Na Ryoki Produções, esses problemas não existem. Como grande parte das editoras norte-americanas (aliás, a ideia foi copiada de lá), o autor financia a publicação de sua obra, portanto, é dono absoluto da edição. Não há royalties a serem pagos. Ele pode optar por distribuir pessoalmente seu livro ou contar com o serviço de nossa distribuidora, que prestará contas diretamente a ele. Nós sempre aconselhamos a tentar evitar distribuidoras, pois elas cobram muito caro e, o maior problema, trabalham mal. As vendas nos lançamentos, em palestras, através da Internet e através de nossas duas livrarias virtuais funcionam muito melhor. Normalmente, a venda de 40% da edição cobre com folga o investimento feito na publicação. O resto passa a ser lucro e, então, pode ser entregue para uma distribuidora. Atualmente, com o advento dos e-books, esperamos que a "coisa" possa melhorar para o nosso lado (autores e editores pequenos). Em minha editora, estamos investindo forte nesse setor. Aliás, será bom em todos os sentidos, inclusive no sentido ecológico, pois muita árvore poderá deixar de ser derrubada. Nós, da Ryoki Produções, estamos editando livros em formato e-book e dando gratuitamente para o autor 20 exemplares em papel. Se alguém quiser comprar o livro em papel e não em formato e-book, nós atendemos, produzimos quantos exemplares essa pessoa comprar. Mas o foco está nos e-books. Ainda é um pouco complicado, mas chegaremos lá... Afinal, temos de acompanhar de perto o desenvolvimento, não acha?
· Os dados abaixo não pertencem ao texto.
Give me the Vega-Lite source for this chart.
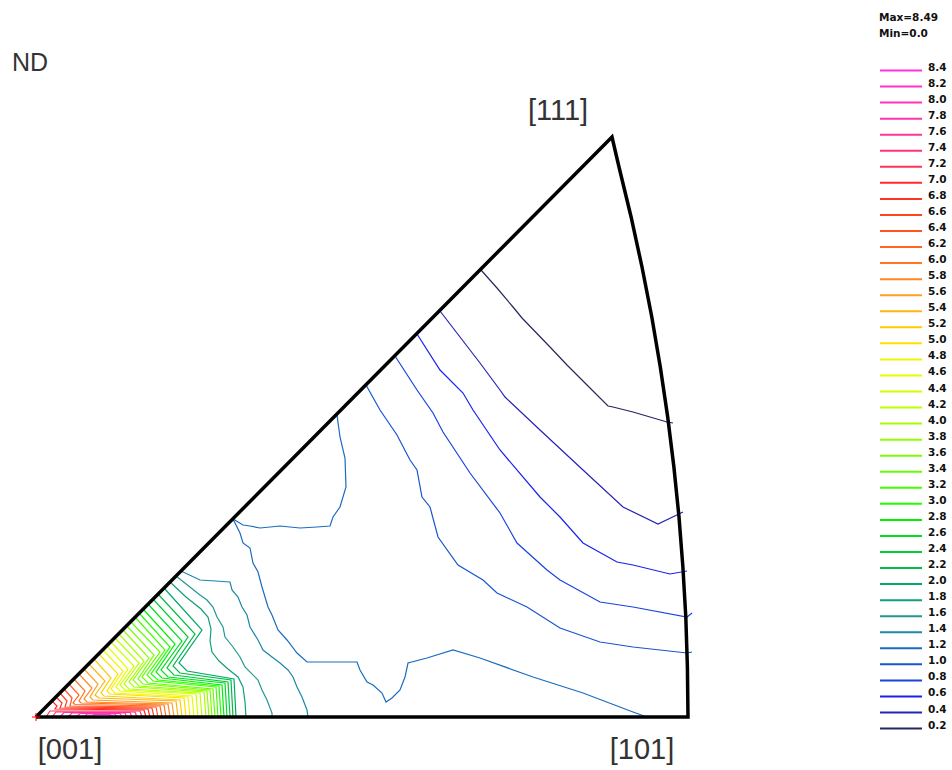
{
  "$schema": "https://vega.github.io/schema/vega-lite/v6.json",
  "width": 952,
  "height": 770,
  "autosize": {"type": "none"},
  "padding": 0,
  "background": "white",
  "config": {"view": {"stroke": null}},
  "datasets": {
    "contours": [
      {"lv": "0.2", "id": "0.2", "x": [445,461,477,486,514,531,551,572,577,597,631,637], "y": [447,429,410,399,370,352,332,311,310,305,295,294]},
      {"lv": "0.4", "id": "0.4", "x": [404,424,444,464,469,504,547,587,622,647], "y": [406,380,354,327,320,287,247,210,193,205]},
      {"lv": "0.6", "id": "0.6", "x": [381,404,427,437,464,504,524,547,581,597,634,651], "y": [383,347,324,307,267,220,200,174,155,152,143,146]},
      {"lv": "0.8", "id": "0.8", "x": [359,381,397,407,434,464,481,511,524,564,597,651,656], "y": [361,327,304,285,244,204,174,147,137,115,110,100,104]},
      {"lv": "1.0", "id": "1.0", "x": [330,344,361,374,381,386,394,402,422,447,461,491,524,564,597,651,656], "y": [332,307,282,257,247,220,210,180,152,137,124,110,89,75,70,64,65]},
      {"lv": "1.2", "id": "1.2a", "x": [301,304,309,310,304,297,294,281,264,244,224,214,207,197], "y": [302,280,259,230,210,200,191,190,189,191,189,191,192,198]},
      {"lv": "1.2", "id": "1.2b", "x": [197,204,207,214,217,222,226,232,236,242,251,261,271,321,324,331,337,346,350,356,364,369,372,391,417,444,497,547,597,611], "y": [198,184,174,169,154,145,130,110,102,87,77,64,55,55,47,35,32,24,15,19,27,40,54,59,67,59,40,24,5,0]},
      {"lv": "1.4", "id": "1.4", "x": [145,164,194,196,202,206,211,214,222,227,236,244,252,257,261,266,271,272], "y": [146,137,135,127,120,110,102,90,77,67,60,54,47,40,30,20,7,0]},
      {"lv": "1.6", "id": "1.6", "x": [140,164,171,177,181,187,189,197,204,209,222,226,231,236,236], "y": [141,122,117,110,100,90,80,70,60,50,37,27,17,4,0]},
      {"lv": "1.8", "id": "1.8", "x": [134,150,165,172,175,174,176,183,192,202,207,209,210], "y": [135,120,108,100,88,76,65,56,48,40,30,15,0]},
      {"lv": "2.0", "id": "2.0", "x": [128,166,143,151,198,200], "y": [129,87,54,46,38,0]},
      {"lv": "2.2", "id": "2.2", "x": [122,159,137,144,195,197], "y": [123,83,51,44,37,0]},
      {"lv": "2.4", "id": "2.4", "x": [117,152,131,138,192,194], "y": [118,80,49,42,35,0]},
      {"lv": "2.6", "id": "2.6", "x": [112,146,125,132,189,191], "y": [113,76,47,40,34,0]},
      {"lv": "2.8", "id": "2.8", "x": [107,139,120,126,186,188], "y": [108,73,45,39,32,0]},
      {"lv": "3.0", "id": "3.0", "x": [103,134,115,122,183,185], "y": [104,70,43,37,31,0]},
      {"lv": "3.2", "id": "3.2", "x": [99,129,111,117,180,182], "y": [100,67,42,36,30,0]},
      {"lv": "3.4", "id": "3.4", "x": [95,124,106,112,177,179], "y": [95,65,40,34,28,0]},
      {"lv": "3.6", "id": "3.6", "x": [91,118,102,107,174,176], "y": [91,62,38,33,27,0]},
      {"lv": "3.8", "id": "3.8", "x": [87,113,97,103,171,173], "y": [87,59,37,31,26,0]},
      {"lv": "4.0", "id": "4.0", "x": [83,108,93,98,168,170], "y": [83,56,35,30,25,0]},
      {"lv": "4.2", "id": "4.2", "x": [79,103,88,93,164,166], "y": [79,54,33,28,24,0]},
      {"lv": "4.4", "id": "4.4", "x": [75,98,84,89,160,162], "y": [75,51,32,27,23,0]},
      {"lv": "4.6", "id": "4.6", "x": [71,92,80,84,156,158], "y": [71,48,30,26,21,0]},
      {"lv": "4.8", "id": "4.8", "x": [67,87,75,79,152,154], "y": [67,46,28,24,20,0]},
      {"lv": "5.0", "id": "5.0", "x": [63,82,71,74,148,150], "y": [63,43,26,23,19,0]},
      {"lv": "5.2", "id": "5.2", "x": [58,75,65,68,144,146], "y": [58,39,24,21,17,0]},
      {"lv": "5.4", "id": "5.4", "x": [53,69,59,63,140,142], "y": [53,36,22,19,16,0]},
      {"lv": "5.6", "id": "5.6", "x": [48,62,54,57,136,138], "y": [48,33,20,17,14,0]},
      {"lv": "5.8", "id": "5.8", "x": [43,56,48,51,132,134], "y": [43,29,18,15,13,0]},
      {"lv": "6.0", "id": "6.0", "x": [38,49,43,45,128,130], "y": [38,26,16,14,12,0]},
      {"lv": "6.2", "id": "6.2", "x": [33,43,37,39,124,126], "y": [33,22,14,12.5,11,0]},
      {"lv": "6.4", "id": "6.4", "x": [28,36,34,120,122], "y": [28,19,11,10,0]},
      {"lv": "6.6", "id": "6.6", "x": [24,31,29,116,118], "y": [24,16,10,9,0]},
      {"lv": "6.8", "id": "6.8", "x": [20,26,24,112,114], "y": [20,14,9,8,0]},
      {"lv": "7.0", "id": "7.0", "x": [16,21,19,108,110], "y": [16,11,8,7,0]},
      {"lv": "7.2", "id": "7.2", "x": [10,14,104,106], "y": [0,6,6,0]},
      {"lv": "7.4", "id": "7.4", "x": [16,20,99,101], "y": [0,5,5,0]},
      {"lv": "7.6", "id": "7.6", "x": [24,28,94,96], "y": [0,4.5,4.5,0]},
      {"lv": "7.8", "id": "7.8", "x": [32,36,89,91], "y": [0,4,4,0]},
      {"lv": "8.0", "id": "8.0", "x": [40,44,84,86], "y": [0,3.5,3.5,0]},
      {"lv": "8.2", "id": "8.2", "x": [48,51,79,81], "y": [0,3,3,0]},
      {"lv": "8.4", "id": "8.4", "x": [56,58,74,76], "y": [0,2.5,2.5,0]}
    ],
    "frame": [
      {"id": "triangle", "x": [0,652,651.4,649.8,646.9,643,637.9,631.7,624.3,615.8,606,595.1,583,576,0], "y": [0,0,50,100,150,200,250,300,350,400,450,500,550,580,0]}
    ],
    "poles": [
      {"t": "[001]", "px": 0, "py": 0, "x": 34, "y": -42},
      {"t": "[101]", "px": 652, "py": 0, "x": 606, "y": -42},
      {"t": "[111]", "px": 576, "py": 580, "x": 522, "y": 597}
    ],
    "axisName": [
      {"t": "ND", "x": -6, "y": 646}
    ]
  },
  "layer": [
    {
      "data": {"name": "contours"},
      "transform": [{"flatten": ["x", "y"]}],
      "mark": {"type": "line", "strokeWidth": 1.2, "clip": false},
      "encoding": {
        "x": {"field": "x", "type": "quantitative", "scale": {"domain": [-36, 916], "nice": false, "zero": false}, "axis": null},
        "y": {"field": "y", "type": "quantitative", "scale": {"domain": [-53, 717], "nice": false, "zero": false}, "axis": null},
        "detail": {"field": "id"},
        "order": {"value": null},
        "stroke": {
          "field": "lv",
          "type": "nominal",
          "scale": {
            "domain": ["8.4","8.2","8.0","7.8","7.6","7.4","7.2","7.0","6.8","6.6","6.4","6.2","6.0","5.8","5.6","5.4","5.2","5.0","4.8","4.6","4.4","4.2","4.0","3.8","3.6","3.4","3.2","3.0","2.8","2.6","2.4","2.2","2.0","1.8","1.6","1.4","1.2","1.0","0.8","0.6","0.4","0.2"],
            "range": ["#ff33dd","#ff33cc","#ff33bb","#ff33aa","#ff3399","#ff3377","#ff3355","#ff2a2a","#ff3322","#ff4422","#ff5522","#ff6622","#ff7722","#ff8822","#ffa022","#ffb511","#ffcc00","#ffe000","#f4f400","#e4ff00","#d0ff00","#bbff00","#a6ff00","#90ff00","#7aff00","#62ff00","#44ff00","#22ff00","#00f000","#00e020","#00cc33","#00bb44","#00aa66","#11a07a","#229990","#1c88aa","#1a6cc0","#1a55d0","#1a44dd","#1a22ee","#2424b4","#262660"]
          },
          "legend": {
            "orient": "none",
            "legendX": 879,
            "legendY": 13,
            "padding": 0,
            "title": ["Max=8.49", "Min=0.0"],
            "titleFont": "DejaVu Sans",
            "titleFontSize": 10.5,
            "titleFontWeight": "bold",
            "titleColor": "#111",
            "titleLineHeight": 16,
            "titleBaseline": "top",
            "titleAnchor": "start",
            "titlePadding": 23,
            "symbolType": "stroke",
            "symbolSize": 1764,
            "symbolStrokeWidth": 2,
            "symbolLimit": 50,
            "clipHeight": 16,
            "labelFont": "DejaVu Sans",
            "labelFontSize": 10.5,
            "labelFontWeight": "bold",
            "labelColor": "#111",
            "labelBaseline": "alphabetic",
            "labelOffset": 5,
            "rowPadding": 0.05
          }
        }
      }
    },
    {
      "data": {"name": "frame"},
      "transform": [{"flatten": ["x", "y"]}],
      "mark": {"type": "line", "stroke": "#000", "strokeWidth": 3.5, "strokeJoin": "miter", "clip": false},
      "encoding": {
        "x": {"field": "x", "type": "quantitative", "scale": {"domain": [-36, 916], "nice": false, "zero": false}, "axis": null},
        "y": {"field": "y", "type": "quantitative", "scale": {"domain": [-53, 717], "nice": false, "zero": false}, "axis": null},
        "detail": {"field": "id"},
        "order": {"value": null}
      }
    },
    {
      "data": {"name": "poles"},
      "transform": [{"filter": "datum.t === '[001]'"}],
      "mark": {"type": "point", "shape": "M-1,0L1,0M0,-1L0,1", "size": 64, "filled": false, "stroke": "#ff0000", "strokeWidth": 1, "opacity": 1},
      "encoding": {
        "x": {"field": "px", "type": "quantitative"},
        "y": {"field": "py", "type": "quantitative"}
      }
    },
    {
      "data": {"name": "poles"},
      "mark": {"type": "text", "font": "Liberation Sans", "fontSize": 29, "color": "#333", "align": "center", "baseline": "alphabetic"},
      "encoding": {
        "x": {"field": "x", "type": "quantitative"},
        "y": {"field": "y", "type": "quantitative"},
        "text": {"field": "t"}
      }
    },
    {
      "data": {"name": "axisName"},
      "mark": {"type": "text", "font": "Liberation Sans", "fontSize": 25, "color": "#333", "align": "center", "baseline": "alphabetic"},
      "encoding": {
        "x": {"field": "x", "type": "quantitative"},
        "y": {"field": "y", "type": "quantitative"},
        "text": {"field": "t"}
      }
    }
  ]
}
10. Mais de mil livros publicados. Uma pergunta mais pessoal: o quanto de soberba tem nesta marca?
Nenhuma, mesmo porque eu jamais pretendi alcançar esse número de publicações. Acontece que era tão mal remunerado que era preciso produzir muito para manter o mesmo trem de vida de quando era médico. Ainda bem que eu sempre encarei o ato de escrever como um trabalho e não como diletantismo. Assim, eu trabalhava. Cerca de 16 horas por dia, às vezes até 18 horas. Todos os dias. Por isso produzi tanto. Foi muito mais uma questão gástrica do que qualquer outra coisa.